NU Programming Languages Seminar Friday, October 17, 2003 206 Egan Hall, Northeastern University (building 60 on http://www.campusmap.neu.edu/) 1000-1130
Kenichi Asai
The reflective language Black
In this talk, I introduce a Scheme-based reflective language called Black. The interesting feature of the language is its ability to access and even modify its language semantics (provided as a metacircular interpreter) at runtime from within the same language framework. After demonstrating some example interaction on the Black system, I present how such a system can be implemented using metacontinuations and `hooks.' I then clarify its relationship to a tower of interpreters (known as the reflective tower). Finally, I describe challenges for the efficient execution of reflective programs. Although reflection seems to be too theoretical or impractical at first sight, it has impacts on the understanding of interpreters and compilers because of its generality.
NU Programming Languages Seminar Wednesday, October 8, 2003 206 Egan Hall, Northeastern University (building 60 on http://www.campusmap.neu.edu/) 1145-145. Bring your lunch.
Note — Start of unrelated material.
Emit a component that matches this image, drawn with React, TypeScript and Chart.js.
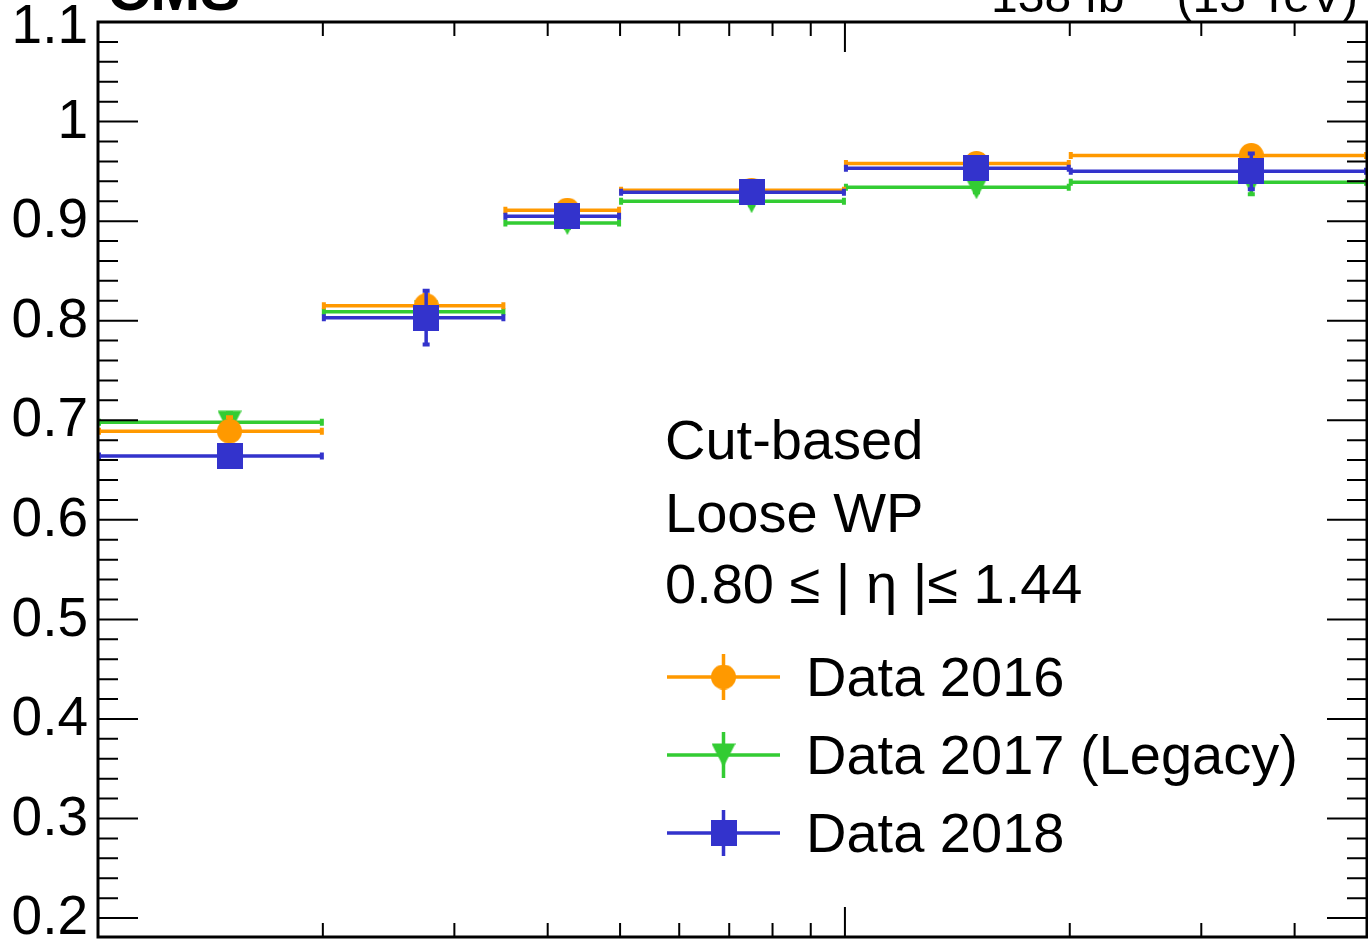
import React, { useEffect, useRef } from "react";
import { Chart, registerables } from "chart.js";

Chart.register(...registerables);

// ---- data ----
const binEdges = [10, 20, 35, 50, 100, 200, 500];
const binCenters = [15, 27.5, 42.5, 75, 150, 350];
const eff2016 = [0.689, 0.815, 0.911, 0.931, 0.958, 0.966];
const err2016 = [0.015, 0.012, 0.006, 0.005, 0.006, 0.008];
const eff2017 = [0.698, 0.809, 0.898, 0.92, 0.934, 0.939];
const err2017 = [0.01, 0.012, 0.006, 0.005, 0.006, 0.013];
const eff2018 = [0.664, 0.803, 0.905, 0.929, 0.953, 0.95];
const err2018 = [0.012, 0.028, 0.007, 0.006, 0.008, 0.019];
const seriesLabels = ["Data 2016", "Data 2017 (Legacy)", "Data 2018"];
const seriesColors = ["#FF9900", "#33CC33", "#3333CC"];
const yMajorTicks = [0.2, 0.3, 0.4, 0.5, 0.6, 0.7, 0.8, 0.9, 1.0, 1.1];
const yTickLabels = ["0.2", "0.3", "0.4", "0.5", "0.6", "0.7", "0.8", "0.9", "1", "1.1"];
const xMajorTicks = [100];
const xMinorTicks = [20, 30, 40, 50, 60, 70, 80, 90, 200, 300, 400];
const infoLines = ["Cut-based", "Loose WP", "0.80 \u2264 | \u03b7 |\u2264 1.44"];
const xMin = 10;
const xMax = 500;
const yMin = 0.181;
const yMax = 1.1;

const FONT = "'Liberation Sans', Arial, Helvetica, sans-serif";

type Marker = "circle" | "triDown" | "square";
const markers: Marker[] = ["circle", "triDown", "square"];

function makeMarker(kind: Marker, color: string): HTMLCanvasElement {
  const c = document.createElement("canvas");
  const size = kind === "square" ? 26 : kind === "circle" ? 25 : 24;
  c.width = size;
  c.height = size;
  const g = c.getContext("2d")!;
  g.fillStyle = color;
  if (kind === "circle") {
    g.beginPath();
    g.arc(size / 2, size / 2, size / 2, 0, Math.PI * 2);
    g.fill();
  } else if (kind === "square") {
    g.fillRect(0, 0, size, size);
  } else {
    g.beginPath();
    g.moveTo(0, 0.5);
    g.lineTo(size, 0.5);
    g.lineTo(size / 2, size);
    g.closePath();
    g.fill();
  }
  return c;
}

export default function App() {
  const ref = useRef<HTMLCanvasElement | null>(null);

  useEffect(() => {
    document.body.style.margin = "0";
    const canvas = ref.current;
    if (!canvas) return;

    const series = [
      { label: seriesLabels[0], eff: eff2016, err: err2016, color: seriesColors[0], marker: markers[0] },
      { label: seriesLabels[1], eff: eff2017, err: err2017, color: seriesColors[1], marker: markers[1] },
      { label: seriesLabels[2], eff: eff2018, err: err2018, color: seriesColors[2], marker: markers[2] },
    ];
    const markerImgs = series.map((s) => makeMarker(s.marker, s.color));
    const drawOrder = [1, 2, 0];

    const errorBarPlugin = {
      id: "errorBars",
      beforeDatasetDraw(chart: any, args: any) {
        const s = series[args.index];
        const xs = chart.scales.x;
        const ys = chart.scales.y;
        const ctx = chart.ctx as CanvasRenderingContext2D;
        ctx.save();
        ctx.strokeStyle = s.color;
        ctx.lineCap = "butt";
        for (let j = 0; j < s.eff.length; j++) {
          const y = ys.getPixelForValue(s.eff[j]);
          const x0 = xs.getPixelForValue(binEdges[j]);
          const x1 = xs.getPixelForValue(binEdges[j + 1]);
          const xc = xs.getPixelForValue(binCenters[j]);
          const yt = ys.getPixelForValue(s.eff[j] + s.err[j]);
          const yb = ys.getPixelForValue(s.eff[j] - s.err[j]);
          ctx.lineWidth = 3.5;
          ctx.beginPath();
          ctx.moveTo(x0, y);
          ctx.lineTo(x1, y);
          ctx.moveTo(xc, yt);
          ctx.lineTo(xc, yb);
          ctx.stroke();
          ctx.lineWidth = 4;
          ctx.beginPath();
          ctx.moveTo(x0 + 1, y - 3.5);
          ctx.lineTo(x0 + 1, y + 3.5);
          ctx.moveTo(x1 - 1, y - 3.5);
          ctx.lineTo(x1 - 1, y + 3.5);
          ctx.moveTo(xc - 3.5, yt + 1);
          ctx.lineTo(xc + 3.5, yt + 1);
          ctx.moveTo(xc - 3.5, yb - 1);
          ctx.lineTo(xc + 3.5, yb - 1);
          ctx.stroke();
        }
        ctx.restore();
      },
    };

    const framePlugin = {
      id: "rootFrame",
      afterDraw(chart: any) {
        const ctx = chart.ctx as CanvasRenderingContext2D;
        const a = chart.chartArea;
        const xs = chart.scales.x;
        const ys = chart.scales.y;
        ctx.save();
        ctx.strokeStyle = "#000";
        ctx.fillStyle = "#000";

        // ticks
        ctx.lineWidth = 2;
        ctx.beginPath();
        const yTick = (v: number, len: number) => {
          const y = ys.getPixelForValue(v);
          ctx.moveTo(a.left, y);
          ctx.lineTo(a.left + len, y);
          ctx.moveTo(a.right, y);
          ctx.lineTo(a.right - len, y);
        };
        yMajorTicks.forEach((v) => yTick(v, 40));
        for (let i = 0; i < yMajorTicks.length - 1; i++) {
          for (let k = 1; k < 5; k++) {
            yTick(yMajorTicks[i] + ((yMajorTicks[i + 1] - yMajorTicks[i]) * k) / 5, 20);
          }
        }
        const xTick = (v: number, len: number) => {
          const x = xs.getPixelForValue(v);
          ctx.moveTo(x, a.bottom);
          ctx.lineTo(x, a.bottom - len);
          ctx.moveTo(x, a.top);
          ctx.lineTo(x, a.top + len);
        };
        xMajorTicks.forEach((v) => xTick(v, 30));
        xMinorTicks.forEach((v) => xTick(v, 14));
        ctx.stroke();

        // frame
        ctx.lineWidth = 3;
        ctx.strokeRect(a.left, a.top, a.right - a.left, a.bottom - a.top);

        // y labels
        ctx.font = `55px ${FONT}`;
        ctx.textAlign = "right";
        ctx.textBaseline = "middle";
        yMajorTicks.forEach((v, i) => {
          const shift = v >= yMax - 1e-9 ? 6 : 1;
          ctx.fillText(yTickLabels[i], a.left - 10, ys.getPixelForValue(v) + shift);
        });

        // header
        ctx.textBaseline = "alphabetic";
        ctx.textAlign = "left";
        ctx.font = `bold 60px ${FONT}`;
        ctx.fillText("CMS", a.left + 9, 10);

        const big = `48px ${FONT}`;
        const small = `34px ${FONT}`;
        const p1 = "138 fb";
        const p2 = "\u22121";
        const p3 = " (13 TeV)";
        ctx.font = big;
        const w1 = ctx.measureText(p1).width;
        const w3 = ctx.measureText(p3).width;
        ctx.font = small;
        const w2 = ctx.measureText(p2).width;
        const right = a.right - 9;
        let x = right - (w1 + w2 + w3);
        ctx.font = big;
        ctx.fillText(p1, x, 12);
        x += w1;
        ctx.font = small;
        ctx.fillText(p2, x, -8);
        x += w2;
        ctx.font = big;
        ctx.fillText(p3, x, 12);

        // info text
        ctx.font = `56px ${FONT}`;
        const infoBase = [459, 532, 603];
        infoLines.forEach((t, i) => ctx.fillText(t, 665, infoBase[i]));

        // legend
        const legY = [677, 755, 833];
        series.forEach((s, i) => {
          const cy = legY[i];
          ctx.strokeStyle = s.color;
          ctx.lineWidth = 3.5;
          ctx.beginPath();
          ctx.moveTo(667, cy);
          ctx.lineTo(780, cy);
          ctx.moveTo(723.5, cy - 23);
          ctx.lineTo(723.5, cy + 23);
          ctx.stroke();
          const img = markerImgs[i];
          ctx.drawImage(img, 723.5 - img.width / 2, cy - img.height / 2);
          ctx.fillStyle = "#000";
          ctx.fillText(s.label, 806, cy + 19);
        });
        ctx.restore();
      },
    };

    const chart = new Chart(canvas, {
      type: "scatter",
      data: {
        datasets: series.map((s, i) => ({
          label: s.label,
          data: binCenters.map((x, j) => ({ x, y: s.eff[j] })),
          pointStyle: markerImgs[i] as any,
          backgroundColor: s.color,
          borderColor: s.color,
          showLine: false,
          order: drawOrder[i],
        })),
      },
      options: {
        animation: false,
        responsive: false,
        devicePixelRatio: 1,
        events: [],
        layout: { padding: { left: 98, top: 22, right: 1, bottom: 4 }, autoPadding: false },
        plugins: { legend: { display: false }, tooltip: { enabled: false } },
        scales: {
          x: { type: "logarithmic", min: xMin, max: xMax, display: false },
          y: { type: "linear", min: yMin, max: yMax, display: false },
        },
      } as any,
      plugins: [errorBarPlugin, framePlugin],
    });

    return () => chart.destroy();
  }, []);

  return (
    <div style={{ width: 1368, height: 941, background: "#fff" }}>
      <canvas ref={ref} width={1368} height={941} style={{ display: "block", width: 1368, height: 941 }} />
    </div>
  );
}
Mitch Wand Understanding Aspects
We report on our adventures in the AOP community, and suggest a narrative to explain the main ideas of aspect-oriented programming. We show how AOP as currently practiced invalidates conventional modular program reasoning, and discuss a reconceptualization of AOP that we hope will allow an eventual reconciliation between AOP and modular reasoning.
[This is a presentation of an invited talk given at ICFP 2003. Position paper at ftp://ftp.ccs.neu.edu/pub/people/wand/papers/icfp-03.ps Slides at http://www.ccs.neu.edu/home/wand/papers/icfp-03-slides.ppt ]
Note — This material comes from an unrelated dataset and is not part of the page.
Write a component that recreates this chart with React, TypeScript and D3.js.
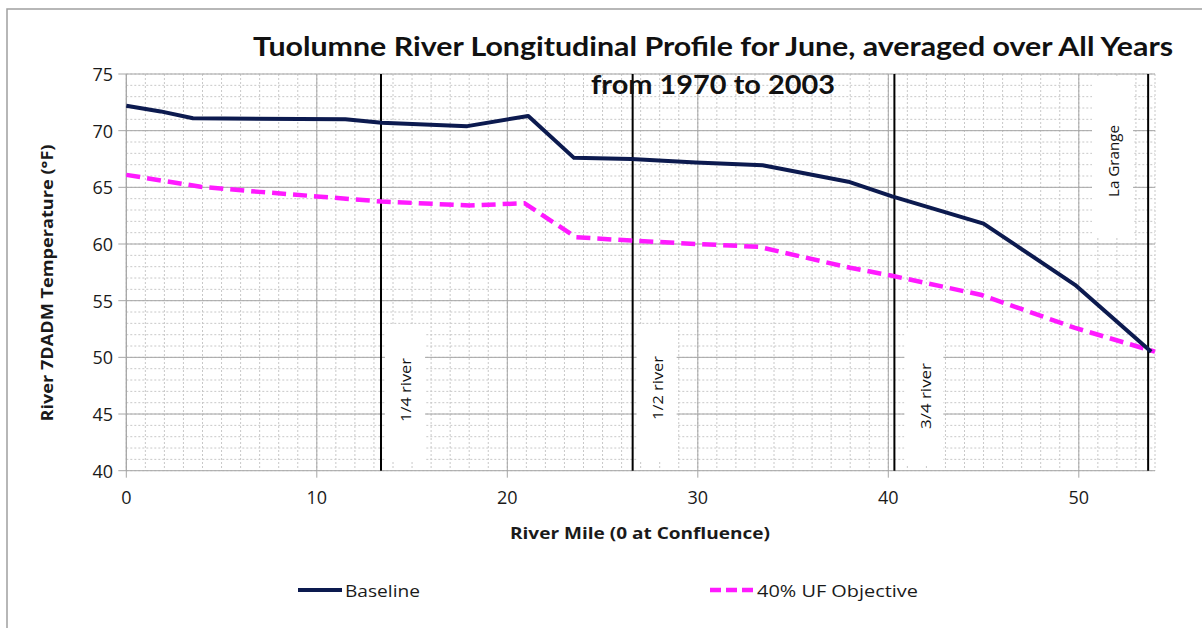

NU Programming Languages Seminar Wednesday, October 1, 2003 206 Egan Hall, Northeastern University (building 60 on http://www.campusmap.neu.edu/) 1145-145. Bring your lunch.
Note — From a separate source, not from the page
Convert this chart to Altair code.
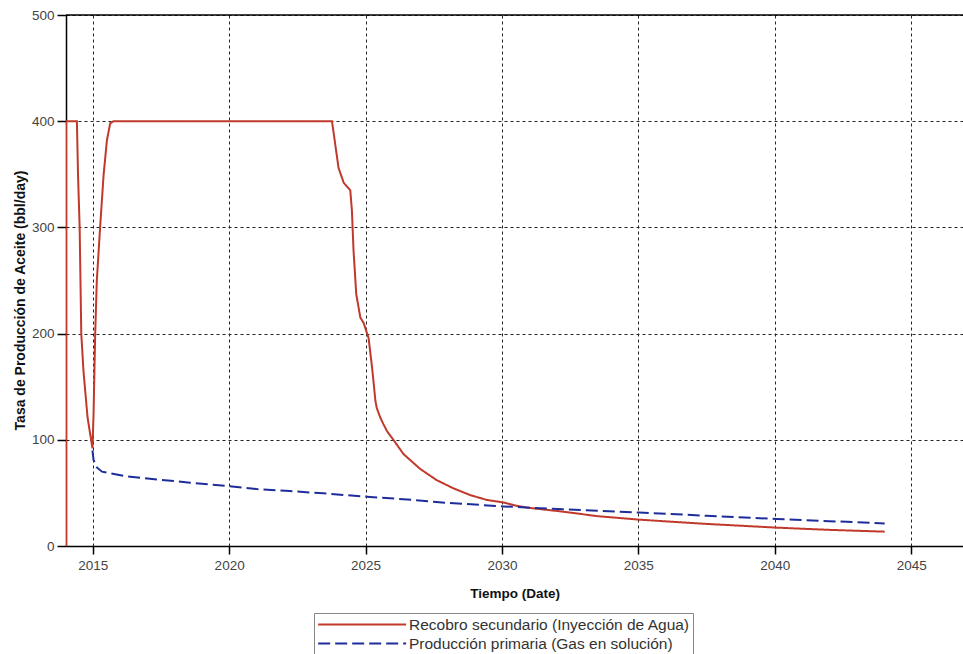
import altair as alt
import pandas as pd

# ---- data ----
red_name = "Recobro secundario (Inyección de Agua)"
blue_name = "Producción primaria (Gas en solución)"

red_years = [2014.02, 2014.02, 2014.42, 2014.46, 2014.52, 2014.58, 2014.66, 2014.81, 2014.99,
             2015.03, 2015.09, 2015.15, 2015.27, 2015.40, 2015.52, 2015.64, 2015.76,
             2023.77, 2023.89, 2024.01, 2024.20, 2024.44, 2024.50, 2024.56, 2024.66,
             2024.81, 2024.93, 2025.11, 2025.24, 2025.36, 2025.41, 2025.54, 2025.65,
             2025.79, 2026.02, 2026.39, 2027.0, 2027.61, 2028.22, 2028.83, 2029.44,
             2030.05, 2030.54, 2031.03, 2032.25, 2033.47,
             2035.03, 2037.5, 2040.06, 2042.0, 2044.03]
red_vals = [0, 400, 400, 350, 300, 200, 165, 121, 92,
            124, 200, 250, 300, 350, 382, 398, 400,
            400, 378, 356, 342, 335, 316, 278, 237,
            215, 210, 196, 168, 137, 130, 121, 115,
            108, 100, 86.6, 72.6, 62, 54.3, 48, 43.4,
            41, 37.8, 35.8, 32.3, 28.2,
            24.8, 20.8, 17.3, 15.2, 13.5]

blue_years = [2014.99, 2015.03, 2015.15, 2015.34, 2016.13, 2017.35, 2018.57, 2019.97,
              2021.01, 2022.23, 2023.45, 2025.04, 2025.9, 2026.75, 2027.97, 2030.05,
              2032.25, 2035.03, 2037.5, 2040.06, 2042.0, 2044.03]
blue_vals = [90, 81, 74, 70, 66, 62.7, 59.6, 56.4,
             53.6, 51.7, 49.6, 46.4, 44.9, 43.3, 40.7, 37.3,
             34.5, 31.5, 28.5, 25.4, 23.4, 21.3]

x_ticks = [2015, 2020, 2025, 2030, 2035, 2040, 2045]
y_ticks = [0, 100, 200, 300, 400, 500]

rows = []
for i, (x, y) in enumerate(zip(red_years, red_vals)):
    rows.append({"year": x, "rate": y, "serie": red_name, "i": i})
for i, (x, y) in enumerate(zip(blue_years, blue_vals)):
    rows.append({"year": x, "rate": y, "serie": blue_name, "i": i})
df = pd.DataFrame(rows)

FONT = "Liberation Sans"
legend = alt.Legend(
    title=None, orient="none", legendX=248, legendY=598,
    symbolType="M-1,0H11", symbolSize=215, symbolStrokeWidth=2,
    labelFont=FONT, labelFontSize=15.5, labelColor="#333", labelLimit=500,
    labelOffset=75, rowPadding=2, padding=3,
    strokeColor="#888", fillColor="white", cornerRadius=0,
)

xscale = alt.Scale(domain=[2014.02, 2046.9], nice=False, zero=False)
yscale = alt.Scale(domain=[0, 500], nice=False)

lines = alt.Chart(df).mark_line(strokeWidth=2, clip=True).encode(
    x=alt.X("year:Q", scale=xscale,
            axis=alt.Axis(title="Tiempo (Date)", values=x_ticks, format="d",
                          grid=True, gridDash=[3, 3], gridColor="#222",
                          tickSize=8, labelPadding=4, titlePadding=15)),
    y=alt.Y("rate:Q", scale=yscale,
            axis=alt.Axis(title="Tasa de Producción de Aceite (bbl/day)", values=y_ticks,
                          grid=True, gridDash=[3, 3], gridColor="#222",
                          tickSize=9, labelPadding=3, titlePadding=4, titleY=285)),
    color=alt.Color("serie:N", legend=legend,
                    scale=alt.Scale(domain=[red_name, blue_name], range=["#c0392b", "#1e2d9a"])),
    strokeDash=alt.StrokeDash("serie:N", legend=legend,
                              scale=alt.Scale(domain=[red_name, blue_name], range=[[1, 0], [12, 5]])),
    order=alt.Order("i:Q"),
)

top_line = alt.Chart(pd.DataFrame({"v": [500]})).mark_rule(color="black", strokeWidth=1.5).encode(
    y=alt.Y("v:Q", scale=yscale)
)

chart = alt.layer(lines, top_line).properties(
    width=897, height=531,
    autosize=alt.AutoSizeParams(type="none"),
    padding={"left": 66, "top": 15, "right": 0, "bottom": 108},
    background="white",
).configure_view(stroke=None).configure_axis(
    labelFont=FONT, labelFontSize=13.5, labelColor="#444",
    titleFont=FONT, titleFontSize=13.5, titleFontWeight="bold", titleColor="#111",
    domainColor="black", domainWidth=1.5, tickColor="black", tickWidth=1.5,
).configure_axisY(titleFontSize=14)

chart.save("out.html", embed_options={"renderer": "svg", "actions": False})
Ryan Culpepper will present:
Composable and Compilable Macros: You Want it When? (M. Flatt, ICFP 2002).
Many macro systems, especially for Lisp and Scheme, allow macro transformers to perform general computation. Moreover, the language for implementing compile-time macro transformers is usually the same as the language for implementing run-time functions. As a side effect of this sharing, implementations tend to allow the mingling of compile-time values and run-time values, as well as values from separate compilations. Such mingling breaks programming tools that must parse code without executing it. Macro implementors avoid harmful mingling by obeying certain macro-definition protocols and by inserting phase-distinguishing annotations into the code. However, the annotations are fragile, the protocols are not enforced, and programmers can only reason about the result in terms of the compiler's implementation. MzScheme-the language of the PLT Scheme tool suite-addresses the problem through a macro system that separates compilation without sacrificing the expressiveness of macros.
NU Programming Languages Seminar Tuesday, September 9, 2003 206 Egan Hall, Northeastern University (building 60 on http://www.campusmap.neu.edu/) 1000-1200
Eric Allen
Sun Microsystems, Burlington, MA
A First-Class Approach to Genericity
We describe how to add first-class generic types, including mixins, to strongly-typed OO languages with nominal subtyping such as Java and C#. A generic type system is ``first-class'' if generic types can appear in any context where conventional types can appear. In this context, a mixin is simply a generic class that extends one of its type parameters, e.g., a class C that extends T. Although mixins of this form are widely used in C++ (via templates), they are clumsy and error-prone because C++ treats mixins as macros, forcing each mixin instantiation to be separately compiled and type-checked. The abstraction embodied in a mixin is never separately analyzed.
Our formulation of mixins using first class genericity accommodates sound local (class-by-class) type checking. A mixin can be fully type-checked given symbol tables for each of the classes that it directly references---the same context in which Java performs incremental class compilation. To our knowledge no previous formal analysis of first-class genericity in languages with nominal type systems has been conducted, which is surprising because nominal type systems have become predominant in mainstream object-oriented programming languages.
What makes our treatment of first class genericity particularly interesting and important is the fact that it can be added to the existing Java language without any change to the underlying Java Virtual Machine. Moreover, the extension is backward compatible with legacy Java source and class files. Although our discussion of a practical implementation strategy focuses on Java, the same implementation techniques could be applied to other object-oriented languages such as C# or Eiffel that support incremental compilation, dynamic class loading, and a static type system with nominal subtyping.